Architectural engineer Daniel Prohasky MIEAust is using advanced manufacturing techniques to create curved concrete panels that reduce waste and carbon emissions.
Prohasky, a lecturer for Swinburne University’s Architectural Engineering degree and member of Engineers Australia, told create he helped develop the core technology for Curvecrete while working as a research assistant at the University of Melbourne.
The Curvecrete concept earned Prohasky the 2019 Veski Fast Smarts Innovator of the Year Award when he first presented it during Melbourne Knowledge Week. For this year’s Knowledge Week next month, his team will display their 12-panel curved concrete showcase. This is a demonstration of how future building facades could be made from low-carbon, robotically manufactured materials.
“I’ve always been building things and passionate about finding better ways to build things. Now it’s more about how you could build something that’s magical and unexpected,” Prohasky said, adding that this can be achieved by engineering new robotic construction methods.
Form and function
As well as civil engineering qualifications, Prohasky has a background in aerospace engineering and architecture, and is a self-taught roboticist. He describes himself as a multidisciplinary integrator between architectural design and engineering.
“You can’t just start with a form, you have to think about what problem it is solving,” he said.
With Curvecrete, Prohasky and co-inventors Paul Loh and David Leggett set out to solve the problem of the waste generated by concrete. Of the 24 million cubic metres of pre-cast concrete produced in Australia each year, the formwork, or mould, makes up about 15 per cent of concrete waste by weight.
Curvecrete uses a parametric adjustable mould (PAM) CNC machine to manufacture double-curved concrete for non-structural building elements, such as facades and internal features. This has the potential to reduce the demand for pre-cast concrete.
Prohasky said Curvecrete also reduces the carbon emissions involved in producing concrete by about 80 per cent by using a 50:50 ratio of waste fly-ash (from coal-fired power stations) and blast furnace slag (from steel manufacturing) to replace conventional cement mix.
As well as creating an impressive visual effect, Prohasky explained that the curved panels are much stiffer relative to their mass than flat panels, and do not require steel reinforcement. They can also be thinner and lighter than flat panels, as the arching action reduces stress on the panel.
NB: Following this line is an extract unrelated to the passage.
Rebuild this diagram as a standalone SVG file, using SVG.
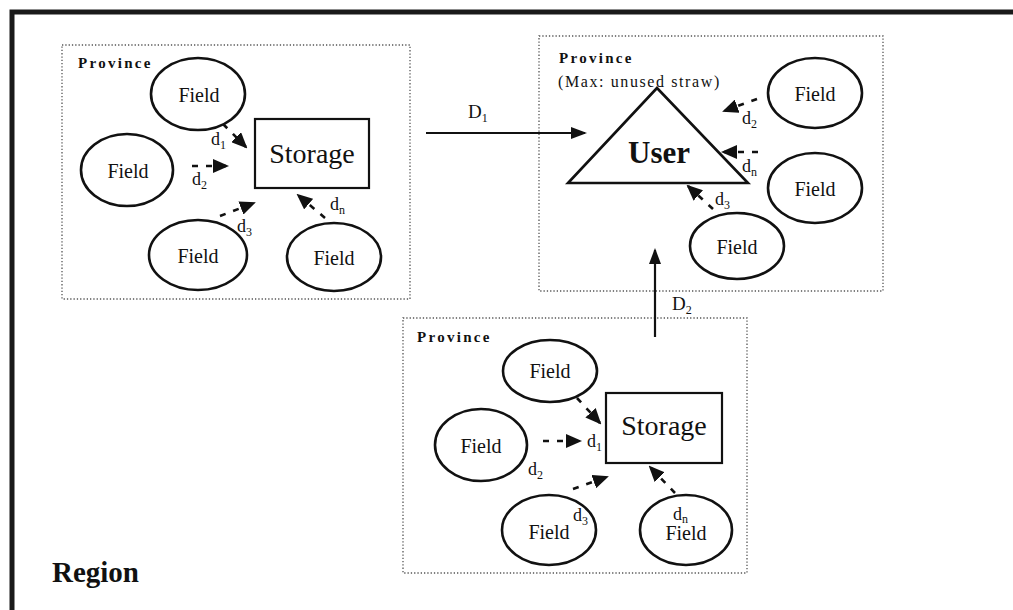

This property has been used for centuries in the inverted catenary curve found in ancient cathedrals and domes, and in more modern bridges and other structures.
Loh and Leggett are continuing their research at University of Melbourne and getting students involved in experiments to find new ways to use robotically-manufactured curved concrete. While they’re not involved with Curvecrete commercially, the team is looking at ways to work together on future demonstrations of the technology.
Chicken and egg
Curvecrete is creating not just a product, but an advanced manufacturing process, Prohasky said. His company’s greatest engineering challenge has been to set up the robotic production line while delivering on projects that require curved concrete panels.
“They are so interlinked, it’s a chicken and egg process to make it commercially viable,” he explained.
In future, Prohasky plans to apply the process developed for Curvecrete to make manufacturing of other construction materials more environmentally and economically sustainable.
“We need to prove the robotic technology is practical for commercial products,” he said.
And this is underway, as Curvecrete embarks on its first commercial projects, which will create a new communal area for residents. Prohasky expects construction to start later this year, and has discussed other commercial opportunities with Invest Victoria.
The company has also worked with architects to study how Curvecrete could be used in the facades of buildings, such as Melbourne’s AAMI Park, if they needed to be replaced.
Big things on the horizon
Last year, Skalata Ventures invested $100,000 in Curvecrete, and the company recently completed a six month program to scale up its production facilities and commercial governance. As it grows, the business is looking to add to its team of engineers, particularly in the mechatronic, mechanical and electrical disciplines.
Prohasky is also working with the Materials and Embodied Carbon Leaders’ Alliance (MECLA) to help the New South Wales government drive down the construction industry’s greenhouse gas emissions.
In the longer term, Prohasky has his sights set on taking Curvecrete’s innovative process and product much further —to construction projects not just on Earth, but the Moon, Mars and beyond.
“It’s early days, but we’re starting to have conversations about how this might be possible,” he said.